Cyber risk expected to be higher as mutual banks continue embracing technology

Cyber criminals may opt to target smaller mutual banks instead of larger banks with stronger defences

Cyber risk expected to be higher as mutual banks continue embracing technology

Insurance News

By Abigail Adriatico

A rise in cyber threats will be expected as mutual banks continue their technological advancements, a report by S&P Global Ratings said.

Reportedly, mutual banks have been increasingly using third-party cloud-based technologies that utilize application programming interfaces (APIs), as well as other technologies, in order to meet the growing preference of customers for online banking and other operations within their financial capacity.

However, this comes with the need to possess cyber skills and expertise in order to manage and understand the risks that come with the landscape as credit risk could come about if such challenges are not resolved.

Cyber attacks in Australia

Checkpoint, a cyber specialist, had recently released a research report that showed that global cyber attacks had increased by 7% each week during the Q1 of 2023. Australia saw a 13% increase in reports pertaining to cyber-crime and the cost for every report rose by 14%.

Some notable high-profile cyber events involved the compromised personal identification details of around 10 million subscribers in Australia (Singtel Optus Pty Ltd.), the stolen 14 million records of consumers’ personal information (Latitude Group Holdings Limited), and exposed personal identification information of 9.7 million Australians and health claims data of 480,000 customers (Medibank Private Limited).

Mutual banks and the increasing cyber risk

S&P Global reported that most of the cyber attacks that were directed at mutual banks only involved data break attacks or brute force attacks that led to cybercriminals accessing the accounts of unsuspecting clients. However, there are only very few financial losses in the case of banks as well as media coverage since such attacks were only low profile.

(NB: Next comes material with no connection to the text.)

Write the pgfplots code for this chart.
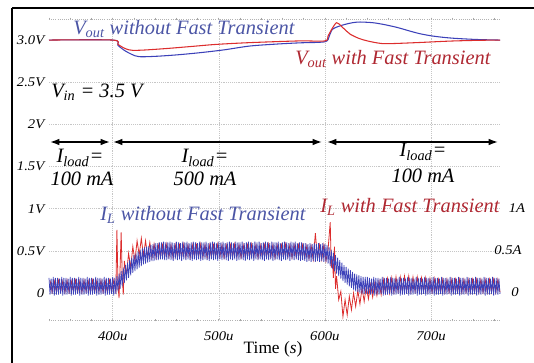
\documentclass[border=0pt]{standalone}
\usepackage{pgfplots}
\pgfplotsset{compat=1.18}
\usepackage{fontspec}
\setmainfont{Liberation Serif}
\usepackage{graphicx}
\usetikzlibrary{arrows.meta}
\definecolor{bT}{RGB}{60,65,185}
\definecolor{rT}{RGB}{220,45,45}
\definecolor{bX}{RGB}{75,85,165}
\definecolor{rX}{RGB}{175,40,50}
\newcommand{\tl}[1]{\scalebox{1.1}[1]{\fontsize{10}{12}\selectfont\itshape #1}}
\newcommand{\bigf}{\fontsize{15.3}{17}\selectfont\itshape}
\begin{document}
\begin{tikzpicture}[x=1pt,y=1pt]
\useasboundingbox (0,0) rectangle (400.5,272.25);
\begin{axis}[at={(36.75pt,32.25pt)}, anchor=south west, scale only axis,
  width=338.25pt, height=225.75pt,
  xmin=340, xmax=765, ymin=-0.32, ymax=3.25,
  axis line style={draw=none},
  xtick={400,500,600,700},
  xticklabels={\tl{400u},\tl{500u},\tl{600u},\tl{700u}},
  minor xtick={340,360,...,760},
  xtick style={gray!70, line width=0.5pt},
  tick align=center, major tick length=2pt, minor tick length=2pt,
  xticklabel style={yshift=-4pt},
  ytick={0,0.5,1,1.5,2,2.5,3},
  yticklabels={\tl{0},\tl{0.5V},\tl{1V},\tl{1.5V},\tl{2V},\tl{2.5V},\tl{3.0V}},
  yticklabel style={xshift=1pt},
  ytick style={draw=none},
  clip=false]
\pgfplotsinvokeforeach{0,0.5,1,1.5,2,2.5}{\draw[gray!45, densely dotted] (340,#1) -- (765,#1);}
\pgfplotsinvokeforeach{400,500,600,700}{\draw[gray!45, densely dotted] (#1,-0.32) -- (#1,3.25);}
\draw[gray!60, densely dotted, line width=0.6pt] (340,-0.32) -- (765,-0.32);
\draw[gray!60, densely dotted, line width=0.6pt] (340,3.25) -- (765,3.25);
% I_L with fast transient
\addplot[rT, line width=0.6pt] coordinates {
(341,.15)(343,.01)(345,.14)(347,.01)(349,.15)(351,.02)(353,.14)(355,.01)(357,.15)(359,.01)(361,.14)(363,.02)(365,.15)(367,.01)(369,.14)(371,.01)(373,.15)(375,.02)(377,.14)(379,.01)(381,.15)(383,.01)(385,.14)(387,.02)(389,.15)(391,.01)(393,.14)(395,.01)(397,.15)(399,.02)(401,.15)(403,.02)(404,.75)(405,.10)(406,-.06)(407,.30)(408,.72)(409,.20)(410,-.02)(411,.38)(413,.22)(415,.47)(417,.30)(419,.55)(421,.38)(423,.62)(425,.45)(427,.65)(429,.44)(431,.62)(433,.42)(435,.60)(437,.42)(439,.58)(441,.42)
(443,.57)(445,.43)(447,.57)(449,.43)(451,.58)(453,.43)(455,.57)(457,.42)(459,.57)(461,.43)(463,.57)(465,.43)(467,.58)(469,.43)(471,.57)(473,.42)(475,.57)(477,.43)(479,.57)(481,.43)(483,.58)(485,.43)(487,.57)(489,.42)(491,.57)(493,.43)(495,.57)(497,.43)(499,.58)(501,.43)(503,.57)(505,.42)(507,.57)(509,.43)(511,.57)(513,.43)(515,.58)(517,.43)(519,.57)(521,.42)(523,.57)(525,.43)(527,.57)(529,.43)(531,.58)(533,.43)(535,.57)(537,.42)(539,.57)(541,.43)(543,.57)(545,.43)(547,.58)(549,.43)(551,.57)(553,.42)(555,.57)(557,.43)(559,.57)(561,.43)(563,.58)(565,.43)(567,.57)(569,.42)(571,.57)(573,.43)(575,.57)(577,.43)(579,.57)(581,.42)(583,.56)(585,.41)(587,.56)(589,.40)
(591,.71)(593,.41)(595,.57)(597,.40)(599,.57)(601,.38)(603,.52)(605,.84)(606,.30)(607,.40)(608,.18)(609,.55)(610,.05)(611,.20)(613,-.08)(615,.02)(617,-.28)(619,-.08)(621,-.26)(623,-.04)(625,-.20)(627,.00)(629,-.16)(631,.03)(633,-.13)(635,.06)(637,-.10)(639,.08)(641,-.07)(643,.10)(645,-.05)(647,.12)(649,-.03)(651,.14)(653,-.02)(655,.16)(657,.00)(659,.17)(661,.00)(663,.18)(665,.01)(667,.19)(669,.02)(671,.19)(673,.02)(675,.20)(677,.02)(679,.20)(681,.02)(683,.19)(685,.02)(687,.19)(689,.02)(691,.18)(693,.02)(695,.18)(697,.02)(699,.17)(701,.01)(703,.17)(705,.01)(707,.16)(709,.01)(711,.16)(713,.01)(715,.16)(717,.01)(719,.16)(721,.01)(723,.16)(725,.01)(727,.16)(729,.01)(731,.16)(733,.01)(735,.16)(737,.01)(739,.16)(741,.01)(743,.16)(745,.01)(747,.16)(749,.01)(751,.16)(753,.01)(755,.16)(757,.01)(759,.16)(761,.01)(763,.16)(765,.01)
};
% I_L without fast transient
\addplot[bT, line width=0.55pt] coordinates {
(340,.18)(341,-.02)(342,.17)(343,-.01)(344,.19)(345,-.03)(346,.18)(347,-.02)(348,.18)(349,-.02)(350,.17)(351,-.01)(352,.19)(353,-.03)(354,.18)(355,-.02)(356,.18)(357,-.02)(358,.17)(359,-.01)(360,.19)(361,-.03)(362,.18)(363,-.02)(364,.18)(365,-.02)(366,.17)(367,-.01)(368,.19)(369,-.03)(370,.18)(371,-.02)(372,.18)(373,-.02)(374,.17)(375,-.01)(376,.19)(377,-.03)(378,.18)(379,-.02)(380,.18)(381,-.02)(382,.17)(383,-.01)(384,.19)(385,-.03)(386,.18)(387,-.02)(388,.18)(389,-.02)(390,.17)(391,-.01)(392,.19)(393,-.03)(394,.18)(395,-.02)(396,.18)(397,-.02)(398,.17)(399,-.01)(400,.19)(401,-.03)(402,.18)(403,-.01)
(404,.20)(405,.02)(406,.23)(407,.05)(408,.26)(409,.08)(410,.30)(411,.12)(412,.33)(413,.15)(414,.36)(415,.18)(416,.39)(417,.21)(418,.42)(419,.24)(420,.45)(421,.26)(422,.47)(423,.28)(424,.49)(425,.30)(426,.51)(427,.32)(428,.53)(429,.34)(430,.54)(431,.35)(432,.55)(433,.36)(434,.56)(435,.37)(436,.57)(437,.38)(438,.58)(439,.38)(440,.59)(441,.39)(442,.59)(443,.39)(444,.60)(445,.40)(446,.60)(447,.40)(448,.61)(449,.39)(450,.60)
(451,.39)(452,.60)(453,.40)(454,.61)(455,.39)(456,.60)(457,.38)(458,.59)(459,.40)(460,.61)(461,.39)(462,.60)(463,.40)(464,.59)(465,.38)(466,.61)(467,.40)(468,.60)(469,.39)(470,.61)(471,.40)(472,.59)(473,.39)(474,.60)(475,.38)(476,.61)(477,.40)(478,.60)(479,.39)(480,.59)(481,.40)(482,.61)(483,.38)(484,.60)(485,.39)(486,.60)(487,.40)(488,.61)(489,.39)(490,.59)(491,.38)(492,.60)(493,.40)(494,.61)(495,.39)(496,.60)(497,.40)(498,.59)(499,.38)(500,.61)
(501,.40)(502,.60)(503,.39)(504,.61)(505,.40)(506,.59)(507,.39)(508,.60)(509,.38)(510,.61)(511,.40)(512,.60)(513,.39)(514,.59)(515,.40)(516,.61)(517,.38)(518,.60)(519,.39)(520,.60)(521,.40)(522,.61)(523,.39)(524,.59)(525,.38)(526,.60)(527,.40)(528,.61)(529,.39)(530,.60)(531,.40)(532,.59)(533,.38)(534,.61)(535,.40)(536,.60)(537,.39)(538,.61)(539,.40)(540,.59)(541,.39)(542,.60)(543,.38)(544,.61)(545,.40)(546,.60)(547,.39)(548,.59)(549,.40)(550,.61)
(551,.38)(552,.60)(553,.39)(554,.60)(555,.40)(556,.61)(557,.39)(558,.59)(559,.38)(560,.60)(561,.40)(562,.61)(563,.39)(564,.60)(565,.40)(566,.59)(567,.38)(568,.61)(569,.40)(570,.60)(571,.39)(572,.61)(573,.40)(574,.59)(575,.39)(576,.60)(577,.38)(578,.60)(579,.39)(580,.59)(581,.38)(582,.59)(583,.37)(584,.58)(585,.38)(586,.59)(587,.37)(588,.58)(589,.38)(590,.59)(591,.37)(592,.58)(593,.38)(594,.59)(595,.37)(596,.58)(597,.38)(598,.59)(599,.37)
(600,.58)(601,.37)(602,.57)(603,.35)(604,.54)(605,.32)(606,.51)(607,.29)(608,.48)(609,.26)(610,.45)(611,.23)(612,.42)(613,.20)(614,.39)(615,.17)(616,.36)(617,.14)(618,.33)(619,.12)(620,.31)(621,.10)(622,.29)(623,.08)(624,.27)(625,.06)(626,.25)(627,.04)(628,.23)(629,.02)(630,.22)(631,.01)(632,.21)(633,.00)(634,.20)(635,-.01)(636,.19)(637,-.01)(638,.19)(639,-.01)(640,.19)
(641,-.01)(642,.18)(643,-.02)(644,.17)(645,-.01)(646,.19)(647,-.03)(648,.18)(649,-.02)(650,.18)(651,-.02)(652,.17)(653,-.01)(654,.19)(655,-.03)(656,.18)(657,-.02)(658,.18)(659,-.02)(660,.17)(661,-.01)(662,.19)(663,-.03)(664,.18)(665,-.02)(666,.18)(667,-.02)(668,.17)(669,-.01)(670,.19)(671,-.03)(672,.18)(673,-.02)(674,.18)(675,-.02)(676,.17)(677,-.01)(678,.19)(679,-.03)(680,.18)(681,-.02)(682,.18)(683,-.02)(684,.17)(685,-.01)(686,.19)(687,-.03)(688,.18)(689,-.02)(690,.18)(691,-.02)(692,.17)(693,-.01)(694,.19)(695,-.03)(696,.18)(697,-.02)(698,.18)(699,-.02)(700,.17)
(701,-.01)(702,.19)(703,-.03)(704,.18)(705,-.02)(706,.18)(707,-.02)(708,.17)(709,-.01)(710,.19)(711,-.03)(712,.18)(713,-.02)(714,.18)(715,-.02)(716,.17)(717,-.01)(718,.19)(719,-.03)(720,.18)(721,-.02)(722,.18)(723,-.02)(724,.17)(725,-.01)(726,.19)(727,-.03)(728,.18)(729,-.02)(730,.18)(731,-.02)(732,.17)(733,-.01)(734,.19)(735,-.03)(736,.18)(737,-.02)(738,.18)(739,-.02)(740,.17)(741,-.01)(742,.19)(743,-.03)(744,.18)(745,-.02)(746,.18)(747,-.02)(748,.17)(749,-.01)(750,.19)(751,-.03)(752,.18)(753,-.02)(754,.18)(755,-.02)(756,.17)(757,-.01)(758,.19)(759,-.03)(760,.18)(761,-.02)(762,.18)(763,-.02)(764,.17)(765,-.01)
};
% V_out without fast transient
\addplot[bT, line width=0.8pt, smooth] coordinates {
(340,3.0)(400,3.0)(405,2.937)(411,2.878)(418,2.83)(425,2.803)(440,2.807)(460,2.824)(482,2.85)(505,2.884)(529,2.929)(555,2.953)(576,2.967)(600,2.98)(604,3.044)(607,3.127)(613,3.163)(619,3.186)(626,3.206)(633,3.214)(645,3.206)(655,3.186)(668,3.15)(680,3.107)(690,3.074)(702,3.047)(715,3.028)(727,3.017)(745,3.006)(765,3.0)
};
% V_out with fast transient
\addplot[rT, line width=0.8pt, smooth] coordinates {
(340,3.0)(400,3.0)(405,2.95)(410,2.91)(415,2.885)(419,2.878)(430,2.882)(451,2.90)(475,2.925)(498,2.949)(530,2.97)(576,2.99)(600,2.99)(603,3.05)(607,3.14)(611,3.206)(615,3.17)(620,3.11)(624,3.068)(632,3.02)(640,2.99)(650,2.965)(659,2.957)(687,2.97)(718,2.988)(745,2.997)(765,3.0)
};
\end{axis}
\begin{scope}[x=0.75pt, y=-0.75pt, shift={(0pt,272.25pt)}]
\draw[line width=1.5pt] (12,8) -- (545,8);
\draw[line width=1.5pt] (12,8) -- (12,375);
\node[anchor=base west, text=bX, font=\bigf, inner sep=0] at (73,35) {V\textsubscript{out} without Fast Transient};
\node[anchor=base west, text=rX, font=\bigf, inner sep=0] at (295,65) {V\textsubscript{out} with Fast Transient};
\node[anchor=base west, font=\bigf, inner sep=0] at (51,98) {V\textsubscript{in} = 3.5 V};
\draw[line width=1.1pt, {Latex[length=7pt,width=5pt]}-{Latex[length=7pt,width=5pt]}] (50,142) -- (110,142);
\draw[line width=1.1pt, {Latex[length=7pt,width=5pt]}-{Latex[length=7pt,width=5pt]}] (113,142) -- (322,142);
\draw[line width=1.1pt, {Latex[length=7pt,width=5pt]}-{Latex[length=7pt,width=5pt]}] (327,142) -- (498,142);
\node[anchor=base, font=\bigf, inner sep=0] at (80,163) {I\textsubscript{load}=};
\node[anchor=base, font=\bigf, inner sep=0] at (82,186) {100 mA};
\node[anchor=base, font=\bigf, inner sep=0] at (205,163) {I\textsubscript{load}=};
\node[anchor=base, font=\bigf, inner sep=0] at (205,186) {500 mA};
\node[anchor=base, font=\bigf, inner sep=0] at (423,157) {I\textsubscript{load}=};
\node[anchor=base, font=\bigf, inner sep=0] at (423,183) {100 mA};
\node[anchor=base west, text=bX, font=\bigf, inner sep=0] at (100,221) {I\textsubscript{L} without Fast Transient};
\node[anchor=base west, text=rX, font=\bigf, inner sep=0] at (320,213) {I\textsubscript{L} with Fast Transient};
\node[inner sep=0] at (517,208) {\tl{1A}};
\node[inner sep=0] at (508,250) {\tl{0.5A}};
\node[inner sep=0] at (515,292) {\tl{0}};
\node[anchor=base, inner sep=0, font=\fontsize{13}{15}\selectfont] at (273,354) {Time (\textit{s})};
\end{scope}
\end{tikzpicture}
\end{document}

Despite this fact, it is still expected that attacks on smaller mutual banks in Australia will be much more frequent as the utilization of third-party cloud-based services make data security much more difficult. The growing number of customers makes the technological infrastructure more difficult to protect and requires a bank to have its own set of protocols should there be breaches.

As third-party providers also have the potential to connect various financial institutions, it may pose a large threat should one of them be attacked, leaving banks with a common vulnerability that makes it easy for cyber criminals to target them.

There is also a shortage in cyber skills globally which can also affect the safety of mutual banks as they will have to compete with larger banks, information technology companies, and other corporate entities for cyber professionals who can aid them in strengthening their cybersecurity.

S&P Global’s report said that the Australian Prudential Regulation Authority's tripartite review is an important measure to determine how mutual banks are managing cyber risk. As the initial results showcased the weaknesses that their current systems have, feedback from it may allow them to be one step closer to fully strengthening their defences.